A Classic Horror Story rimescola le regole del genere

a classic horror story
Matilda Lutz in "A classic horror story".

Una rielaborazione del termine classico nei confini del genere horror, un’azzeccatissima scelta glocal e una riflessione su quel concetto di «spettacolarizzazione della morte» che riecheggia in maniera molto forte nella nostra vita quotidiana. A Classic Horror Story (in streaming su Netflix), diretto da Roberto De Feo e Paolo Strippoli – che con questo film hanno vinto il premio per la miglior regia al Taormina film festival – guida lo spettatore nelle tortuose vie del complesso meccanismo horror, ponendolo su un piano tutto italiano e gustosamente metanarrativo.

Sud Italia, un camper, cinque persone accomunate dal desiderio di raggiungere la stessa destinazione. Purtroppo per loro, Elisa (Matilda Lutz), Fabrizio (Francesco Russo), Riccardo (Peppino Mazzotta), Mark (Will Merrick) e Sofia (Yuliia Sobol) si scontrano immediatamente con il destino; a seguito di un brutto incidente, la loro vettura rimane fuori uso e si trovano catapultati in un bosco gigantesco il cui unico rifugio è rappresentato da una piccola casa di legno.

Il lungometraggio di De Feo e Strippoli è un film visivamente ricco, i cui punti di forza risiedono nella composizione elegante e nella bella fotografia curata da Emanuele Pasquet. Boscaglie, abitazioni diroccate, culti ctonii, tutti elementi paradigmatici del genere horror classico per eccellenza che servono però come trampolino di lancio per un discorso articolato e personale.

Come ci ha raccontato il co-regista Robeo De Feo: «I riferimenti cinematografici sono stati sicuramente La casa di Sam Raimi, Non aprite quella porta e, in particolar modo per la parte finale del film, Le colline hanno gli occhi e la saga di Scream». Quello che fa la differenza in A Classic Horror Story è la capacità di legare fondamenti archetipici del genere con l’articolato processo di «creazione della tradizione» riferito, in questo caso specifico, alla leggenda di Osso, Mastrosso e Carcagnosso, padri putativi delle mafie.

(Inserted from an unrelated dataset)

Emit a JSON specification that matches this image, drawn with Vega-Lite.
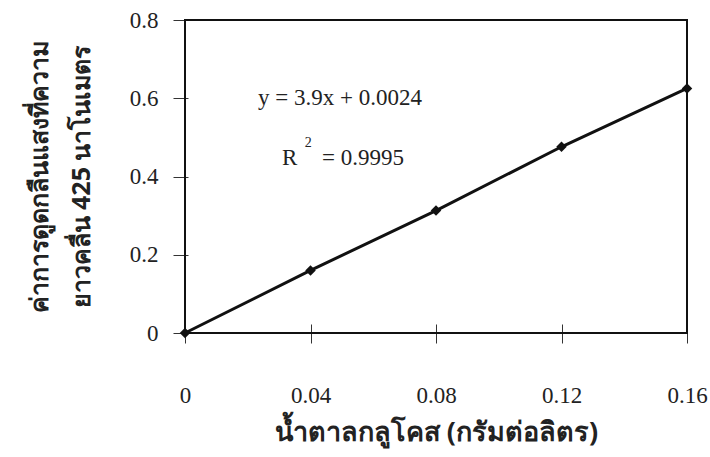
{
  "$schema": "https://vega.github.io/schema/vega-lite/v6.json",
  "width": 502,
  "height": 313,
  "autosize": "none",
  "padding": {"left": 185, "top": 20, "right": 23, "bottom": 124},
  "background": "white",
  "config": {
    "view": {"stroke": null},
    "font": "Liberation Serif"
  },
  "datasets": {
    "points": [
      {"glucose": 0, "absorbance": 0},
      {"glucose": 0.04, "absorbance": 0.16},
      {"glucose": 0.08, "absorbance": 0.313},
      {"glucose": 0.12, "absorbance": 0.476},
      {"glucose": 0.16, "absorbance": 0.625}
    ],
    "frame": [
      {"x0": 0, "x1": 0.16, "y0": 0, "y1": 0.8}
    ],
    "notes": [
      {"gx": 0.0233, "ay": 0.6, "label": "y = 3.9x + 0.0024", "kind": "main"},
      {"gx": 0.0309, "ay": 0.447, "label": "R", "kind": "main"},
      {"gx": 0.0382, "ay": 0.486, "label": "2", "kind": "sup"},
      {"gx": 0.0437, "ay": 0.447, "label": "= 0.9995", "kind": "main"}
    ]
  },
  "layer": [
    {
      "data": {"name": "frame"},
      "mark": {"type": "rect", "fillOpacity": 0, "fill": "white", "stroke": "#111", "strokeWidth": 2, "clip": false},
      "encoding": {
        "x": {"field": "x0", "type": "quantitative"},
        "x2": {"field": "x1"},
        "y": {"field": "y0", "type": "quantitative"},
        "y2": {"field": "y1"}
      }
    },
    {
      "data": {"name": "points"},
      "mark": {"type": "line", "color": "#111", "strokeWidth": 3},
      "encoding": {
        "x": {
          "field": "glucose", "type": "quantitative",
          "scale": {"domain": [0, 0.16], "nice": false},
          "axis": {
            "values": [0, 0.04, 0.08, 0.12, 0.16],
            "format": "~g",
            "title": "น้ำตาลกลูโคส (กรัมต่อลิตร)",
            "titleFont": "Noto Sans", "titleFontSize": 27, "titleFontWeight": "bold",
            "titleColor": "#222", "titlePadding": 12,
            "labelFontSize": 23, "labelColor": "#222", "labelPadding": 41,
            "labelFlush": false,
            "domain": false, "grid": false, "offset": -9, "tickSize": 19,
            "tickColor": "#333", "tickWidth": 1
          }
        },
        "y": {
          "field": "absorbance", "type": "quantitative",
          "scale": {"domain": [0, 0.8], "nice": false},
          "axis": {
            "values": [0, 0.2, 0.4, 0.6, 0.8],
            "format": "~g",
            "title": ["ค่าการดูดกลืนแสงที่ความ", "ยาวคลื่น 425 นาโนเมตร"],
            "titleFont": "Noto Sans", "titleFontSize": 25, "titleFontWeight": "bold",
            "titleColor": "#222", "titleLineHeight": 42, "titlePadding": 35,
            "labelFontSize": 23, "labelColor": "#222", "labelPadding": 15,
            "domain": false, "grid": false, "offset": -3, "tickSize": 15,
            "tickColor": "#333", "tickWidth": 1
          }
        }
      }
    },
    {
      "data": {"name": "points"},
      "mark": {"type": "point", "shape": "diamond", "filled": true, "color": "#111", "size": 110, "opacity": 1},
      "encoding": {
        "x": {"field": "glucose", "type": "quantitative"},
        "y": {"field": "absorbance", "type": "quantitative"}
      }
    },
    {
      "data": {"name": "notes"},
      "transform": [{"filter": "datum.kind === 'main'"}],
      "mark": {"type": "text", "align": "left", "baseline": "middle", "fontSize": 23, "color": "#222"},
      "encoding": {
        "x": {"field": "gx", "type": "quantitative"},
        "y": {"field": "ay", "type": "quantitative"},
        "text": {"field": "label"}
      }
    },
    {
      "data": {"name": "notes"},
      "transform": [{"filter": "datum.kind === 'sup'"}],
      "mark": {"type": "text", "align": "left", "baseline": "middle", "fontSize": 14, "color": "#222"},
      "encoding": {
        "x": {"field": "gx", "type": "quantitative"},
        "y": {"field": "ay", "type": "quantitative"},
        "text": {"field": "label"}
      }
    }
  ]
}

Per questo motivo, se nella prima parte del film ci si sofferma maggiormente sugli elementi tradizionali, cinematografici e culturali, di una narrazione gotica/horror, la seconda è dedicata allo spettatore, facendo in modo che questo possa diventare parte integrante del plot. Il meta-dialogo è in grado di rendere il pubblico quasi «il vero vilain di tutto il film», come ricordato dallo stesso De Feo, costringendolo a riflettere e a mettere in discussione le consolidate modalità di visione e fruizione rispetto al genere horror.

Tutto questo rende quindi possibile quel gioco di scatole cinesi che conduce il concetto di classico direttamente nelle mani di chi guarda e di coloro, in special modo, che sono chiamati a “giudicare” il film. Il messaggio di A Classic Horror Story è forte e chiaro: “la morte” – intesa come incapacità di saper apprezzare qualcosa di nuovo – scorre negli occhi di chi guarda e non nel sangue versato tra le assi di una fiabesca casetta di legno in mezzo al bosco. Perciò, il film ci lascia con una speranza: che si stia aprendo una nuova era e una rinnovata consapevolezza per il genere horror di stampo italiano?